== WHAT IS NEEDED ==
Make an exact copy of the lines, leaving the pictures out.

== DATA ==

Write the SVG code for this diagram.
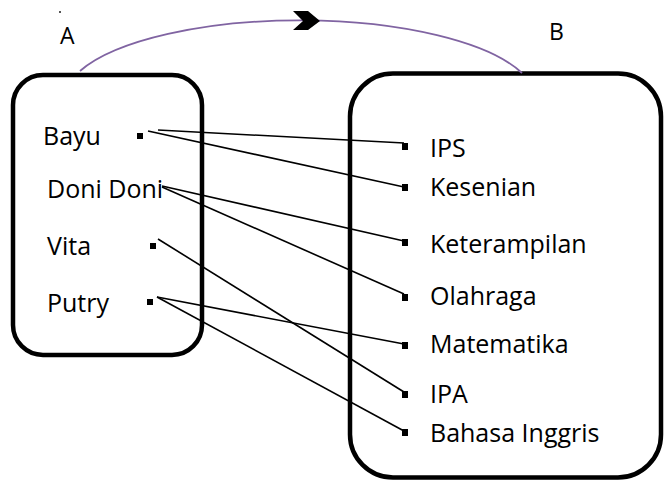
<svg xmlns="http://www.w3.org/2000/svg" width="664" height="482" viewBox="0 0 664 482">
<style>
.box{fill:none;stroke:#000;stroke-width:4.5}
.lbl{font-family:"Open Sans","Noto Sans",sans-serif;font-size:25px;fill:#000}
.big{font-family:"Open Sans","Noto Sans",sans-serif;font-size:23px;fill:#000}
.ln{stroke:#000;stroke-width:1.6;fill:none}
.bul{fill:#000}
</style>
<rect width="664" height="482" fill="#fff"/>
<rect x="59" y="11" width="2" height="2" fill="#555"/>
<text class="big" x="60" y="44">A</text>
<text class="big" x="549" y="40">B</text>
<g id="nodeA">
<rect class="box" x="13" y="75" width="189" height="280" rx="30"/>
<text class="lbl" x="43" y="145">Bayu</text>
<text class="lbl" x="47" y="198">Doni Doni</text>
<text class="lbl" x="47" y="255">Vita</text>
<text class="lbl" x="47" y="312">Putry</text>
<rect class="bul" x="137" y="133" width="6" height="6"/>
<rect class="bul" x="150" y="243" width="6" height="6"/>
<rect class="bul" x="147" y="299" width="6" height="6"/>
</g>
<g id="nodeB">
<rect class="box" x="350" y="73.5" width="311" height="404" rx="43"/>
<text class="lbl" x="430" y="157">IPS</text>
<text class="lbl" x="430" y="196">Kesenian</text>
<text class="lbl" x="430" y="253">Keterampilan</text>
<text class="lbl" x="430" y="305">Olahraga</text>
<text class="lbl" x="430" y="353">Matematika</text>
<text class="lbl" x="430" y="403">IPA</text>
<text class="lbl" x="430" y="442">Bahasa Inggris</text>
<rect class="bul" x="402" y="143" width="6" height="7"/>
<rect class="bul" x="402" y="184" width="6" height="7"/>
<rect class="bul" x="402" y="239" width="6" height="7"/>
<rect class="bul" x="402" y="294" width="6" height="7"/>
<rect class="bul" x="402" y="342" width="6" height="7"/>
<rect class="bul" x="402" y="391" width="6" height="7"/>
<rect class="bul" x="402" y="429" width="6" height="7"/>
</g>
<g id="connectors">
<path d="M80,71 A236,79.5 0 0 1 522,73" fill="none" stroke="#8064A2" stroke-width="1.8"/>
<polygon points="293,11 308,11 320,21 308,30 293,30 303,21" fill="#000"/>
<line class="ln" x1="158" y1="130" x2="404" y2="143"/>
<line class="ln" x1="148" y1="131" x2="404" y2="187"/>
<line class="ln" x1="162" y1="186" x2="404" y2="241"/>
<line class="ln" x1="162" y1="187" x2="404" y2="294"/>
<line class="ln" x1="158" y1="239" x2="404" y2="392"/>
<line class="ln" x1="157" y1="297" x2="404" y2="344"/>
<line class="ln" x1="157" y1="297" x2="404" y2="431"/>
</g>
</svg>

== SOLUTION ==
Write the SVG code for this diagram.
<svg xmlns="http://www.w3.org/2000/svg" width="664" height="482" viewBox="0 0 664 482">
<style>
.box{fill:none;stroke:#000;stroke-width:4.5}
.lbl{font-family:"Open Sans","Noto Sans",sans-serif;font-size:25px;fill:#000}
.big{font-family:"Open Sans","Noto Sans",sans-serif;font-size:23px;fill:#000}
.ln{stroke:#000;stroke-width:1.6;fill:none}
.bul{fill:#000}
</style>
<rect width="664" height="482" fill="#fff"/>
<rect x="59" y="11" width="2" height="2" fill="#555"/>
<text class="big" x="60" y="44">A</text>
<text class="big" x="549" y="40">B</text>
<g id="nodeA">
<rect class="box" x="13" y="75" width="189" height="280" rx="30"/>
<text class="lbl" x="43" y="145">Bayu</text>
<text class="lbl" x="47" y="198">Doni Doni</text>
<text class="lbl" x="47" y="255">Vita</text>
<text class="lbl" x="47" y="312">Putry</text>
<rect class="bul" x="137" y="133" width="6" height="6"/>
<rect class="bul" x="150" y="243" width="6" height="6"/>
<rect class="bul" x="147" y="299" width="6" height="6"/>
</g>
<g id="nodeB">
<rect class="box" x="350" y="73.5" width="311" height="404" rx="43"/>
<text class="lbl" x="430" y="157">IPS</text>
<text class="lbl" x="430" y="196">Kesenian</text>
<text class="lbl" x="430" y="253">Keterampilan</text>
<text class="lbl" x="430" y="305">Olahraga</text>
<text class="lbl" x="430" y="353">Matematika</text>
<text class="lbl" x="430" y="403">IPA</text>
<text class="lbl" x="430" y="442">Bahasa Inggris</text>
<rect class="bul" x="402" y="143" width="6" height="7"/>
<rect class="bul" x="402" y="184" width="6" height="7"/>
<rect class="bul" x="402" y="239" width="6" height="7"/>
<rect class="bul" x="402" y="294" width="6" height="7"/>
<rect class="bul" x="402" y="342" width="6" height="7"/>
<rect class="bul" x="402" y="391" width="6" height="7"/>
<rect class="bul" x="402" y="429" width="6" height="7"/>
</g>
<g id="connectors">
<path d="M80,71 A236,79.5 0 0 1 522,73" fill="none" stroke="#8064A2" stroke-width="1.8"/>
<polygon points="293,11 308,11 320,21 308,30 293,30 303,21" fill="#000"/>
<line class="ln" x1="158" y1="130" x2="404" y2="143"/>
<line class="ln" x1="148" y1="131" x2="404" y2="187"/>
<line class="ln" x1="162" y1="186" x2="404" y2="241"/>
<line class="ln" x1="162" y1="187" x2="404" y2="294"/>
<line class="ln" x1="158" y1="239" x2="404" y2="392"/>
<line class="ln" x1="157" y1="297" x2="404" y2="344"/>
<line class="ln" x1="157" y1="297" x2="404" y2="431"/>
</g>
</svg>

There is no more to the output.